Former world boxing champion, current commentator, and future sparring partner for Conor McGregor Paulie Malignaggi appeared recently on Ariel Helwani’s The MMA Hour and discussed how Notorious could make the Floyd Mayweather fight a win. Malignaggi accompanied the pair on the four-day, three-country, four-city media shit show, and learned something about Notorious.
When I first saw the fight signed, I thought to myself, ‘Conor has to know he’s going to lose. I mean, subtly, he’s got to believe he’s going to lose.’ I thought he was doing it a lot for the money,” said Malignaggi, as transcribed by Shaun Al-Shatti for MMA Fighting. “I thought, ‘There’s no way this guy really believes he’s going to win.’ But through the press conferences day in, day out, day in, day out that I was at, I really noticed something in Conor’s character. This guy is a winner through and through, which I always believed he was. But this guy believes he’s going to win this fight.
“Now, whether it sounds ridiculous to the boxing fans or ridiculous to anybody else, it may sound ridiculous even to me or somebody else, he believes it wholeheartedly in his mind. There’s nothing this guy hasn’t been able to achieve in his life when doubt was pressed onto him. So in his mind, he’s doing the same thing he’s been doing his whole life: proving the doubters wrong, proving the odds wrong. And in his mind, he’s going to do it again, and he wholeheartedly believes that. I could tell there was emotion behind that trash talk, there was passion behind that trash talk. There was passion behind what he was saying. You can only be that passionate if you believe in where you’re going, what you’re doing.
What I’ve been saying from the start, you need to look if Conor can have certain moments in the fight. I don’t think you can just outright say, ‘Conor wins the fight.’ It’s just outright too much of a jump. But here’s where you can start to think Conor wins the fight: you look for Conor to have certain moments in the fight, whether he can get Floyd’s attention, maybe land a particular punch or particular shot or particular combination. Figure out ways where Floyd’s falling for certain things, because Floyd is so smart, he doesn’t fall for very many things. Figure out ways where you can set certain traps for Floyd and land a couple of shots here and there.
And here’s what happens: you have a moment here, you have a moment there. Sometimes, especially when you punch as hard as Conor McGregor, sometimes a moment becomes a bigger moment. Sometimes a bigger moment ends the fight. So you look at it like this: can Conor have a moment or two here and there? Because overall, the control of the fight, I believe, will be Floyd’s. Floyd fights for control and I believe Floyd will be in control.

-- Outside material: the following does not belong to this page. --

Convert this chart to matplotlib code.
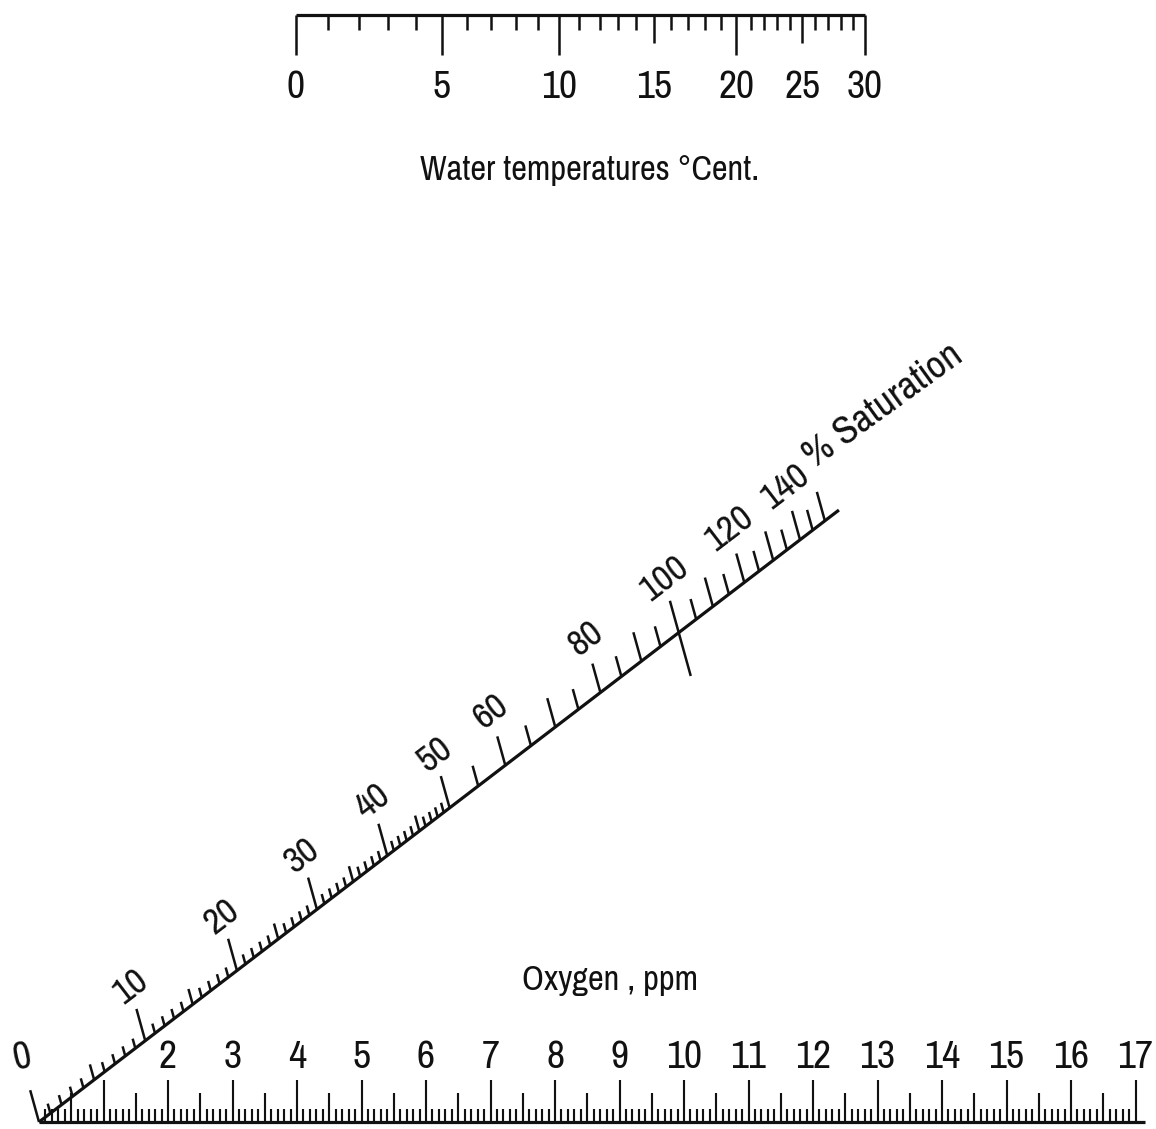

Obviously, Floyd has more pros going into this fight because it is a boxing match. But when a guy hits as hard as Conor McGregor, all he needs to do is look to grab certain moments in the fight. A moment here, a moment there. Can he turn one of these moments into a bigger moment that can possibly turn into real danger for Floyd Mayweather? And that’s kind of how you want to view the fight, if you’re looking at Conor McGregor’s chances of winning the fight. Because if you just look at it, ‘Oh, Conor can win the fight’ — it’s not that simple, it’s not that black and white. There’s a lot of grey area in there. You probably favor Floyd Mayweather in the fight. But there’s intangibles that I just spoke about, that you think that maybe Conor has a chance.
If McGregor does win, Malignaggi thinks it won’t be bad for boxing, because he will stay where he is.
“I think then we’d get to keep Conor McGregor, said a laughing Malignaggi. We’ll steal him from the UFC, because then he’ll realize how much money he can make in boxing, especially with a win over Floyd Mayweather, and he’ll say, ‘You know what, I kind of like this paycheck. I might hang around for a little bit.’
But first things first, let’s see how the fight plays out. I think there’s ways and possibilities to where, even if you lose the fight, if he performs in a decent manner, he’ll come out with an optimal positive of the two. People will come out of the fight talking better about him than about Floyd. I think the only way Floyd comes out of this fight with positive press is if he absolutely annihilates Conor McGregor. He has to absolutely annihilate him, and he has to absolutely give him no chance of any inkling of a moment in the fight. If Floyd absolutely annihilates McGregor, then Floyd comes out with positive press.
But if Conor even has certain moments in the fight and still loses, people will talk more about McGregor than Mayweather after this fight, because this is Mayweather’s domain. He’s supposed to dominate. Conor is not supposed to do anything, so anything Conor achieves in this fight is positive for him.
Malignaggi’s belief that McGregor would stay in boxing with a win would depend on the UFC stepping aside, and their contract with McGregor prohibits prizefighting without permission. And the UFC’s permission to retire from MMA to make a career isn’t likely.